Cover to Cover: get ready for HORROR!

I got some other comics this week, but I'd like to focus on the horror comics this week.

Two managed to fly into my review radar this week - Marvel's Dead of Night and Digital Webbing's Bloodrayne: Prime Cuts.


Dead of Night, featuring: Man-Thing #2
by Roberto Aguirre-Sacasa and Brian Denham

A few observations about this comic:

1) I really, really like Digger, the person who's telling us the tale. He works so well on commentary and getting you excited about the story. (Also, he looks really cute in mittens and a scarf-->).

2) This issue was bare plot-wise. The only developments we get here are a) a new character, Jennifer Kale, who's b) a stripper and c) a low-level psychic.

Really, then we meet some homicidal jerks who swear every single panel, who are just killed off. These people aren't characterized at all beyond swear words and profanity!

This issue could've seen some more fleshing out of everyone, but when you have two protaganists (Jennifer and her brother), four antagonists (the four foul-mouthed jerks), and a mysterious monster (Man-Thing), you're not gonna get that much.

3) Especially when you have twenty-two pages to do it in! Why exactly is this book four bucks, when it's only a standard number of pages? That really makes me angry.

4) And then you have Brian Denham on art, which honestly isn't bad, but his style feels more appropriate for "superhero" than "horror," y'know?

Hopefully, next issue will be better, and with this panel, we'll start seeing some continuation between installments:
Tell you the truth, I'm a little apprehensive about it. Why create friendships if all you're going to do is say how bad and dangerous they are?

Hopefully (Probably) I'm just pointlessly speculating. Hopefully next issue will make me feel like the first issue did. Hopefully next issue will improve, but for now, you shouldn't pick up this issue, even if you're into the horror genre.
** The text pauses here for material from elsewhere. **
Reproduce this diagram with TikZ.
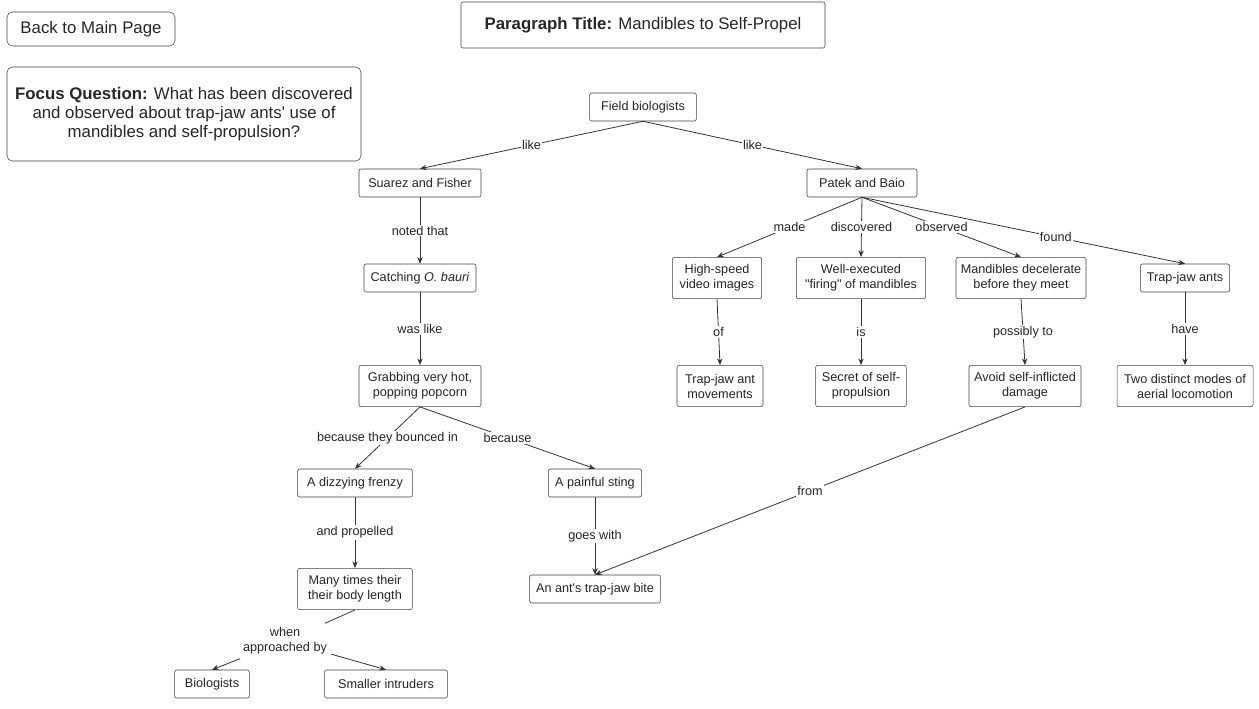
\documentclass[tikz,border=0pt]{standalone}
\usepackage{fontspec}
\setmainfont{Liberation Sans}[Ligatures=TeXOff]
\usetikzlibrary{arrows.meta}

\begin{document}
\begin{tikzpicture}[x=0.75pt,y=-0.75pt,
  concept/.style={draw=black!75,rounded corners=1.5pt,fill=white,align=center,
    font=\fontsize{9.5}{11.2}\selectfont,text=black!85,inner sep=2pt,minimum height=21pt},
  twoline/.style={concept,minimum height=31pt},
  bigbox/.style={draw=black!75,rounded corners=4pt,align=center,
    font=\fontsize{12.6}{14.4}\selectfont,text=black!85},
  link/.style={fill=white,font=\fontsize{9.5}{11.2}\selectfont,text=black!85,inner sep=1pt},
  ln/.style={draw=black!80,line width=0.6pt},
  arr/.style={ln,-{Stealth[length=5pt,width=4pt]}}]
\useasboundingbox (0,0) rectangle (1259,708);

% header boxes
\node[bigbox,minimum width=126pt,minimum height=25.5pt] (back) at (91,29) {Back to Main Page};
\node[bigbox,minimum width=265.5pt,minimum height=70.5pt] (focus) at (184,114)
  {\textbf{Focus Question:} What has been discovered\\and observed about trap-jaw ants' use of\\mandibles and self-propulsion?};
\node[bigbox,rounded corners=1.5pt,minimum width=273pt,minimum height=34.5pt] (title) at (643,25)
  {\textbf{Paragraph Title:} Mandibles to Self-Propel};

% concepts
\node[concept,minimum width=80pt] (field) at (643,107) {Field biologists};
\node[concept,minimum width=91.5pt] (suarez) at (420,183) {Suarez and Fisher};
\node[concept,minimum width=82.5pt] (patek) at (862,183) {Patek and Baio};
\node[concept,minimum width=84pt] (catch) at (420,278) {Catching \textit{O. bauri}};
\node[twoline,minimum width=91.5pt] (grab) at (420,386) {Grabbing very hot,\\popping popcorn};
\node[concept,minimum width=86pt] (frenzy) at (355,483) {A dizzying frenzy};
\node[concept,minimum width=70pt] (sting) at (595,483) {A painful sting};
\node[twoline,minimum width=86pt] (many) at (355,589) {Many times their\\their body length};
\node[concept,minimum width=98pt] (bite) at (595,589) {An ant's trap-jaw bite};
\node[concept,minimum width=56pt] (bio) at (212,684) {Biologists};
\node[concept,minimum width=92pt] (small) at (386,684) {Smaller intruders};
\node[twoline,minimum width=67pt] (video) at (717,278) {High-speed\\video images};
\node[twoline,minimum width=97pt] (firing) at (861,278) {Well-executed\\"firing" of mandibles};
\node[twoline,minimum width=97.5pt] (decel) at (1021,278) {Mandibles decelerate\\before they meet};
\node[concept,minimum width=67pt] (ants) at (1185,278) {Trap-jaw ants};
\node[twoline,minimum width=64.5pt] (moves) at (720,386) {Trap-jaw ant\\movements};
\node[twoline,minimum width=68pt] (secret) at (861,386) {Secret of self-\\propulsion};
\node[twoline,minimum width=84pt] (avoid) at (1025,386) {Avoid self-inflicted\\damage};
\node[twoline,minimum width=102pt] (modes) at (1185,386) {Two distinct modes of\\aerial locomotion};

% shared linking phrase
\node[link,align=center,inner sep=3pt] (when) at (285,641) {when\\approached by};

% connectors
\draw[arr] (field.south) -- node[link] {like} (suarez.north);
\draw[arr] (field.south) -- node[link] {like} (patek.north);
\draw[arr] (suarez.south) -- node[link] {noted that} (catch.north);
\draw[arr] (catch.south) -- node[link] {was like} (grab.north);
\draw[arr] (grab.south) -- node[link] {because they bounced in} (frenzy.north);
\draw[arr] (grab.south) -- node[link] {because} (sting.north);
\draw[arr] (frenzy.south) -- node[link] {and propelled} (many.north);
\draw[arr] (sting.south) -- node[link] {goes with} (bite.north);
\draw[ln] (many.south) -- (when);
\draw[arr] (when) -- (bio.north);
\draw[arr] (when) -- (small.north);
\draw[arr] (patek.south) -- node[link] {made} (video.north);
\draw[arr] (patek.south) -- node[link] {discovered} (firing.north);
\draw[arr] (patek.south) -- node[link] {observed} (decel.north);
\draw[arr] (patek.south) -- node[link,pos=0.6] {found} (ants.north);
\draw[arr] (video.south) -- node[link] {of} (moves.north);
\draw[arr] (firing.south) -- node[link] {is} (secret.north);
\draw[arr] (decel.south) -- node[link] {possibly to} (avoid.north);
\draw[arr] (ants.south) -- node[link] {have} (modes.north);
\draw[arr] (avoid.south) -- node[link] {from} (bite.north);
\end{tikzpicture}
\end{document}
Two out of five witch-stripper psycho-extraordinaires.



Bloodrayne: Prime Cuts #1
by Chad Lambert et al.

RECAP: Rayne is a dhampir: half-human, half-vampire (aren't they all?), and she fights monsters with a great sense of humor. Really big monsters.

Prime Cuts is designed to bridge the gap between the first game and the second, and it's a two-issue mini, I believe.

Don't let that cover fool you, Rayne is more than a T&A superheroine. There are, of course, those two bouncingly humongous. . .


. . . ribbons on her hair! Which I absolutely adore - how cute!

Anyways, Rayne goes to "the shoreline" (that's as specific as they get D=), to discover that a colleague has been abducted and turned into a giant monster.

<-- You can't make this stuff up.
So the two short stories here chronicle Rayne defeating this monster. It goes from the sewers of. . . wherever they are. . . to a grocery store! It's awesome.Click here for the next panel.

Ultimately, I really liked this issue. Rayne is a woman who's clever, cute and competent: you don't get much better than that.

You could question if it's really worth a dollar extra (for 20 pages?!?!), but there are only house ads, which are always cool, and a cardstock cover.

But yeah, horror + strong female lead + gratuitous monster-killing + fun = four disemboweled geggengeist gruppen (GGG) members out of five.